Catalog gap: The main table (§3) does not yet add separate rows for Colfax, Liberty Place, or KKK Act sweeps; this section supplies the Reconstruction anchor until rows are merged with confidence notes.
This addresses the former open question on quantitative fatality comparison. The table below is not a complete U.S. history tally—only rough orders of magnitude drawn from mainstream summaries of events already named in §3, §6, §8, and §2 (Malheur). Citizen vs. federal agent / soldier breakouts are often asymmetric or unknown; riots especially have wide estimate ranges.

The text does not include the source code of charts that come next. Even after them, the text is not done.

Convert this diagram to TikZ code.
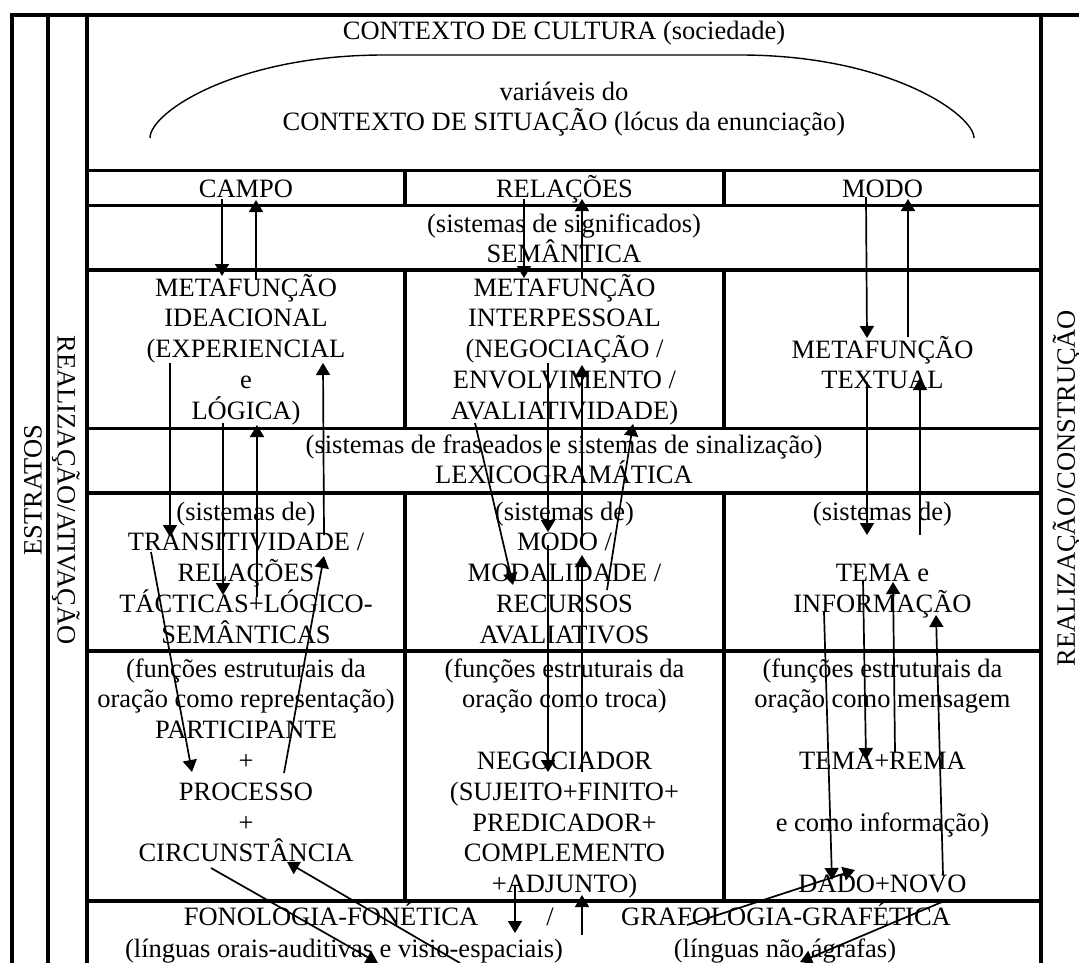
\documentclass[tikz,border=0pt]{standalone}
\usepackage{fontspec}
\setmainfont{Liberation Serif}
\usetikzlibrary{arrows.meta}
\begin{document}
\begin{tikzpicture}[x=1bp,y=-1bp,
  frame/.style={line width=3.8bp},
  arr/.style={line width=1.7bp,-{Triangle[length=12bp,width=14bp]}},
  % multi-line labels are placed by the baseline of their last line
  lbl/.style={inner sep=0pt,anchor=base,align=center,font=\fontsize{26.5bp}{30.8bp}\selectfont},
  side/.style={inner sep=0pt,font=\fontsize{26.5bp}{30.8bp}\selectfont}]
\useasboundingbox (0,0) rectangle (1079,963);
\fill[white] (0,0) rectangle (1079,963);

% outer frame and table rules
\draw[frame] (10.1,14.7) -- (1079,14.7);
\foreach \x in {12,48,87,1041} \draw[frame] (\x,12.8) -- (\x,963);
\foreach \y in {170.5,205.5,270,428.5,493,650.7,900.7} \draw[frame] (87,\y) -- (1041,\y);
\foreach \ya/\yb in {170.5/205.5,270/428.5,493/900.7}
  \foreach \x in {405,724} \draw[frame] (\x,\ya) -- (\x,\yb);

% arc over the context of situation
\draw[line width=1.4bp] (150,138) .. controls (150,112) and (237,55) .. (384,55)
  -- (740,55) .. controls (890,55) and (974,115) .. (974,138);

% texts
\node[lbl] (cultura) at (564,39) {CONTEXTO DE CULTURA (sociedade)};
\node[lbl] (situacao) at (564,130.8) {variáveis do\\CONTEXTO DE SITUAÇÃO (lócus da enunciação)};
\node[lbl] (campo) at (246,197) {CAMPO};
\node[lbl] (relacoes) at (564.5,197) {RELAÇÕES};
\node[lbl] (modo) at (882.5,197) {MODO};
\node[lbl] (semantica) at (564,262.8) {(sistemas de significados)\\SEMÂNTICA};
\node[lbl] (ideacional) at (246,419.2) {METAFUNÇÃO\\IDEACIONAL\\(EXPERIENCIAL\\e\\LÓGICA)};
\node[lbl] (interpessoal) at (564.5,419.2) {METAFUNÇÃO\\INTERPESSOAL\\(NEGOCIAÇÃO /\\ENVOLVIMENTO /\\AVALIATIVIDADE)};
\node[lbl] (textual) at (882.5,388.8) {METAFUNÇÃO\\TEXTUAL};
\node[lbl] (lexico) at (564,483.8) {(sistemas de fraseados e sistemas de sinalização)\\LEXICOGRAMÁTICA};
\node[lbl] (transit) at (246,643.2) {(sistemas de)\\TRANSITIVIDADE /\\RELAÇÕES\\TÁCTICAS+LÓGICO-\\SEMÂNTICAS};
\node[lbl] (modalidade) at (564.5,643.2) {(sistemas de)\\MODO /\\MODALIDADE /\\RECURSOS\\AVALIATIVOS};
\node[lbl] (tema) at (882.5,612.4) {(sistemas de)\\~\\TEMA e\\INFORMAÇÃO};
\node[lbl] (represent) at (246,861.8) {(funções estruturais da\\oração como representação)\\PARTICIPANTE\\+\\PROCESSO\\+\\CIRCUNSTÂNCIA};
\node[lbl] (troca) at (564.5,892.6) {(funções estruturais da\\oração como troca)\\~\\NEGOCIADOR\\(SUJEITO+FINITO+\\PREDICADOR+\\COMPLEMENTO\\+ADJUNTO)};
\node[lbl] (mensagem) at (882.5,892.6) {(funções estruturais da\\oração como mensagem\\~\\TEMA+REMA\\~\\e como informação)\\~\\DADO+NOVO};
\node[lbl] (fono) at (331,925) {FONOLOGIA-FONÉTICA};
\node[lbl] (barra) at (550,925) {/};
\node[lbl] (grafo) at (786,925) {GRAFOLOGIA-GRAFÉTICA};
\node[lbl] (orais) at (344,957) {(línguas orais-auditivas e visio-espaciais)};
\node[lbl] (agrafas) at (785,957) {(línguas não ágrafas)};

% side labels
\node[side,rotate=90] (estratos) at (33,490) {ESTRATOS};
\node[side,rotate=-90] (ativacao) at (66,490) {REALIZAÇÃO/ATIVAÇÃO};
\node[side,rotate=90] (construcao) at (1066.5,488) {REALIZAÇÃO/CONSTRUÇÃO};

% realization arrows between strata
\foreach \n/\xa/\ya/\xb/\yb in {
  1/222/199/222/276, 2/256/280/256/200, 3/524/199/524/278, 4/582/279/582/199,
  5/866/197/867/338, 6/908/337/908/199,
  7/170/363/170/537, 8/324/535/323/363, 9/223/423/223/595, 10/257/597/257/425,
  11/151/552/192/772, 12/284/773/324/556, 13/211/868/378/963, 14/460/963/287/862,
  15/475/423/513/585, 16/548/363/548/532, 17/548/545/548/772, 18/582/772/582/555,
  19/582/545/582/365, 20/607/590/633/424, 21/515/885/515/933, 22/582/935/582/895,
  23/867/382/867/535, 24/920/535/920/378, 25/863/580/866/760, 26/895/752/893/582,
  27/824/612/832/880, 28/943/875/936/615, 29/687/925/855/870, 30/942/902/800/962}
{
  \coordinate (p\n) at (\xa,\ya);
  \coordinate (q\n) at (\xb,\yb);
  \draw[arr] (p\n) -- (q\n);
}
\end{tikzpicture}
\end{document}
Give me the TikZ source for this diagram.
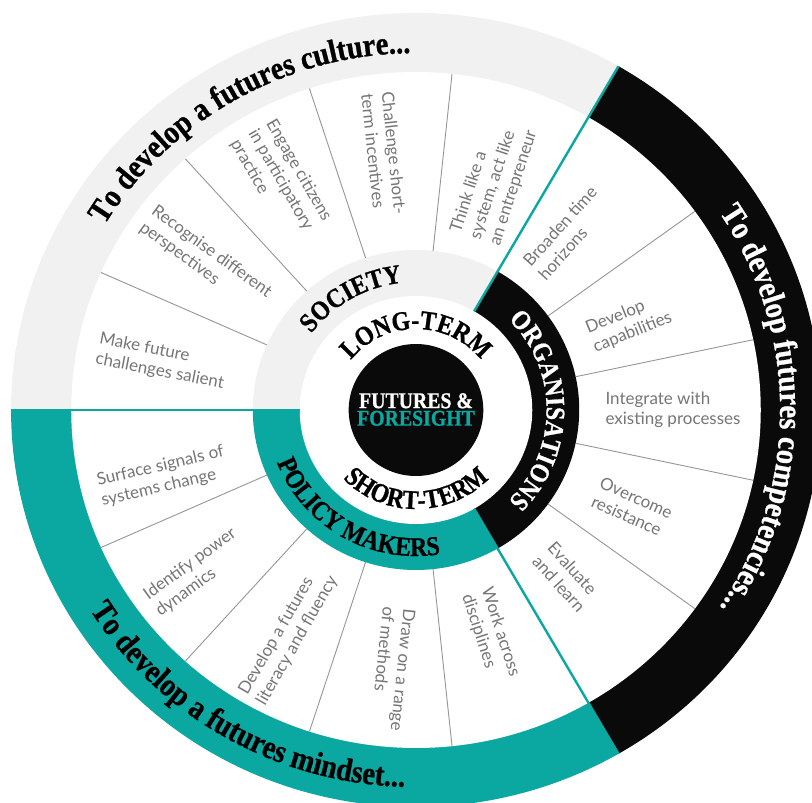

| Decade | Representative catalog episodes | Approx. deaths (all sides, order of magnitude) | Notes |
|---|---|---|---|
| 1790s | Whiskey Rebellion | Single digits to low tens | Skirmish deaths July 1794; additional deaths during militia occupation (e.g. Carlisle area) per TTB. |
| 1860s | NYC draft riots | ~100–1,200 | Estimates vary wildly by source; includes riot victims and military suppression (Wikipedia). |
| 1870s | Colfax; Liberty Place | ~100–200 combined | Colfax 62–153+ Black dead alone; Liberty Place ~35 total often cited (Wikipedia, Liberty Place). |
| 1890s | Pullman / related strike violence | Dozens nationally | Army fire in multiple cities (Wikipedia: Pullman Strike). |
| 1930s | Bonus Army | ≥2 veterans (police shooting before Army clearance); injuries many | Army operation often described as no troops firing on veterans (Wikipedia: Bonus Army). |
| 1980s | MOVE bombing (1985) | 11 killed in house; 250+ displaced | §8; city civil payout 1996 (Wikipedia). |
Use: Proportionality and “how bloody is the domestic federal lane?” debates; not for litigation or policy without primary sources.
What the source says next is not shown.